→ **Written instruction**: Write out the material exactly, without any of its pictures.

# # # # #

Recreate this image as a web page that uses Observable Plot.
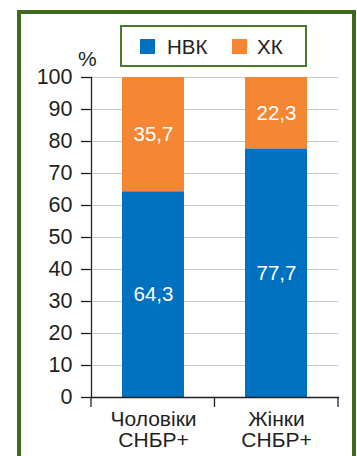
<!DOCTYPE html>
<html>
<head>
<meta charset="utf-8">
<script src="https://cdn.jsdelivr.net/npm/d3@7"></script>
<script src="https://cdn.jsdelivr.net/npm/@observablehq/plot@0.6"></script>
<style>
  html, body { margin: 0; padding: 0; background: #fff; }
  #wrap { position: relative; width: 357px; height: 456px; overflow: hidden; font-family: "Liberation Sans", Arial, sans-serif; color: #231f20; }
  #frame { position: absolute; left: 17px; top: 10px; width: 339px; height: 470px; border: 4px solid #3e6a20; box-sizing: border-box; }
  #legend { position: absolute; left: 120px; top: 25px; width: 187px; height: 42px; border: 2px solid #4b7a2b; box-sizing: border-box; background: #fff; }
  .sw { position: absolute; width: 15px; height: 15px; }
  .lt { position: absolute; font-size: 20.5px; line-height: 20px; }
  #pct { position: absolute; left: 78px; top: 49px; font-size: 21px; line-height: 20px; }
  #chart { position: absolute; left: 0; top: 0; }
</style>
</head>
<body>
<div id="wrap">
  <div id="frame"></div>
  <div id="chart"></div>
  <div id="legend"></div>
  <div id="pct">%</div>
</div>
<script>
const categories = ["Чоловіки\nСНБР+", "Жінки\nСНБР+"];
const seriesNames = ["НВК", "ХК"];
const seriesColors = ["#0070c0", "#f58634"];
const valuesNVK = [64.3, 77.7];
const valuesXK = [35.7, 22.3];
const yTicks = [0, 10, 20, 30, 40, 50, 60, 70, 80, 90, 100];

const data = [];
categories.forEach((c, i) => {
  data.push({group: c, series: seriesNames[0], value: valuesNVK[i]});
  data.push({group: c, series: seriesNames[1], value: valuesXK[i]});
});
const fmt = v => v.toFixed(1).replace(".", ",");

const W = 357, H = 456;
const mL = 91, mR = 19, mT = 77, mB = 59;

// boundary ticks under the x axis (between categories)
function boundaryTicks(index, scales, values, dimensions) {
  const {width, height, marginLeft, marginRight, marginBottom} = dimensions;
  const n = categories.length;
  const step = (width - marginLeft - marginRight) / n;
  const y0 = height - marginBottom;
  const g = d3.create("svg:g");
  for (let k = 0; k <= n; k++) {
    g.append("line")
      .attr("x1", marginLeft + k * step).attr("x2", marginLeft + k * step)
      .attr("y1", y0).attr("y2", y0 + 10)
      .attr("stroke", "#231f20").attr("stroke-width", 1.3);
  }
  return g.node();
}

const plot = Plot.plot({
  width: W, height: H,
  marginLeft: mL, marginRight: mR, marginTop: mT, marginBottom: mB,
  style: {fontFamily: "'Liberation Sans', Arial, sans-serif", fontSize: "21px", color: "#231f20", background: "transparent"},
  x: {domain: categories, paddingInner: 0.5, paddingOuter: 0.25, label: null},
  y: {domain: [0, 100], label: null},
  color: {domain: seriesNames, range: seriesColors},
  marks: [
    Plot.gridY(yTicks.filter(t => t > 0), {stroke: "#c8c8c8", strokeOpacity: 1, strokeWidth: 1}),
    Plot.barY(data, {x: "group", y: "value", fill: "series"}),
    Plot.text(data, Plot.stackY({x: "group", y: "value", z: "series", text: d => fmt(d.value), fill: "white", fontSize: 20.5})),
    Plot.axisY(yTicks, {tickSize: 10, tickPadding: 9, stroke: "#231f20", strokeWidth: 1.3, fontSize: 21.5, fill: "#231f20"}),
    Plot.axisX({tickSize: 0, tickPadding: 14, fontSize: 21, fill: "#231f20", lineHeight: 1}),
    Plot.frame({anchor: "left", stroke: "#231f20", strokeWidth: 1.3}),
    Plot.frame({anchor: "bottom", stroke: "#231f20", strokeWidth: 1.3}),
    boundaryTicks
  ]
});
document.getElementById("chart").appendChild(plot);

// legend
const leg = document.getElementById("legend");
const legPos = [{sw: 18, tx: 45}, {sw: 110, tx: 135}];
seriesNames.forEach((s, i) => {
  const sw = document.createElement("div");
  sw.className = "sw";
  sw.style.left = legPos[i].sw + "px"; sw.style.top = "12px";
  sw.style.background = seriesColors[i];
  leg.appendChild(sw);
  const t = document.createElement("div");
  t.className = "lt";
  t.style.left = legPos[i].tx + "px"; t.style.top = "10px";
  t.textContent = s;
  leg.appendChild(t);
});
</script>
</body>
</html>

# # # # #

→ **Response to this task**:
Recreate this image as a web page that uses Observable Plot.
<!DOCTYPE html>
<html>
<head>
<meta charset="utf-8">
<script src="https://cdn.jsdelivr.net/npm/d3@7"></script>
<script src="https://cdn.jsdelivr.net/npm/@observablehq/plot@0.6"></script>
<style>
  html, body { margin: 0; padding: 0; background: #fff; }
  #wrap { position: relative; width: 357px; height: 456px; overflow: hidden; font-family: "Liberation Sans", Arial, sans-serif; color: #231f20; }
  #frame { position: absolute; left: 17px; top: 10px; width: 339px; height: 470px; border: 4px solid #3e6a20; box-sizing: border-box; }
  #legend { position: absolute; left: 120px; top: 25px; width: 187px; height: 42px; border: 2px solid #4b7a2b; box-sizing: border-box; background: #fff; }
  .sw { position: absolute; width: 15px; height: 15px; }
  .lt { position: absolute; font-size: 20.5px; line-height: 20px; }
  #pct { position: absolute; left: 78px; top: 49px; font-size: 21px; line-height: 20px; }
  #chart { position: absolute; left: 0; top: 0; }
</style>
</head>
<body>
<div id="wrap">
  <div id="frame"></div>
  <div id="chart"></div>
  <div id="legend"></div>
  <div id="pct">%</div>
</div>
<script>
const categories = ["Чоловіки\nСНБР+", "Жінки\nСНБР+"];
const seriesNames = ["НВК", "ХК"];
const seriesColors = ["#0070c0", "#f58634"];
const valuesNVK = [64.3, 77.7];
const valuesXK = [35.7, 22.3];
const yTicks = [0, 10, 20, 30, 40, 50, 60, 70, 80, 90, 100];

const data = [];
categories.forEach((c, i) => {
  data.push({group: c, series: seriesNames[0], value: valuesNVK[i]});
  data.push({group: c, series: seriesNames[1], value: valuesXK[i]});
});
const fmt = v => v.toFixed(1).replace(".", ",");

const W = 357, H = 456;
const mL = 91, mR = 19, mT = 77, mB = 59;

// boundary ticks under the x axis (between categories)
function boundaryTicks(index, scales, values, dimensions) {
  const {width, height, marginLeft, marginRight, marginBottom} = dimensions;
  const n = categories.length;
  const step = (width - marginLeft - marginRight) / n;
  const y0 = height - marginBottom;
  const g = d3.create("svg:g");
  for (let k = 0; k <= n; k++) {
    g.append("line")
      .attr("x1", marginLeft + k * step).attr("x2", marginLeft + k * step)
      .attr("y1", y0).attr("y2", y0 + 10)
      .attr("stroke", "#231f20").attr("stroke-width", 1.3);
  }
  return g.node();
}

const plot = Plot.plot({
  width: W, height: H,
  marginLeft: mL, marginRight: mR, marginTop: mT, marginBottom: mB,
  style: {fontFamily: "'Liberation Sans', Arial, sans-serif", fontSize: "21px", color: "#231f20", background: "transparent"},
  x: {domain: categories, paddingInner: 0.5, paddingOuter: 0.25, label: null},
  y: {domain: [0, 100], label: null},
  color: {domain: seriesNames, range: seriesColors},
  marks: [
    Plot.gridY(yTicks.filter(t => t > 0), {stroke: "#c8c8c8", strokeOpacity: 1, strokeWidth: 1}),
    Plot.barY(data, {x: "group", y: "value", fill: "series"}),
    Plot.text(data, Plot.stackY({x: "group", y: "value", z: "series", text: d => fmt(d.value), fill: "white", fontSize: 20.5})),
    Plot.axisY(yTicks, {tickSize: 10, tickPadding: 9, stroke: "#231f20", strokeWidth: 1.3, fontSize: 21.5, fill: "#231f20"}),
    Plot.axisX({tickSize: 0, tickPadding: 14, fontSize: 21, fill: "#231f20", lineHeight: 1}),
    Plot.frame({anchor: "left", stroke: "#231f20", strokeWidth: 1.3}),
    Plot.frame({anchor: "bottom", stroke: "#231f20", strokeWidth: 1.3}),
    boundaryTicks
  ]
});
document.getElementById("chart").appendChild(plot);

// legend
const leg = document.getElementById("legend");
const legPos = [{sw: 18, tx: 45}, {sw: 110, tx: 135}];
seriesNames.forEach((s, i) => {
  const sw = document.createElement("div");
  sw.className = "sw";
  sw.style.left = legPos[i].sw + "px"; sw.style.top = "12px";
  sw.style.background = seriesColors[i];
  leg.appendChild(sw);
  const t = document.createElement("div");
  t.className = "lt";
  t.style.left = legPos[i].tx + "px"; t.style.top = "10px";
  t.textContent = s;
  leg.appendChild(t);
});
</script>
</body>
</html>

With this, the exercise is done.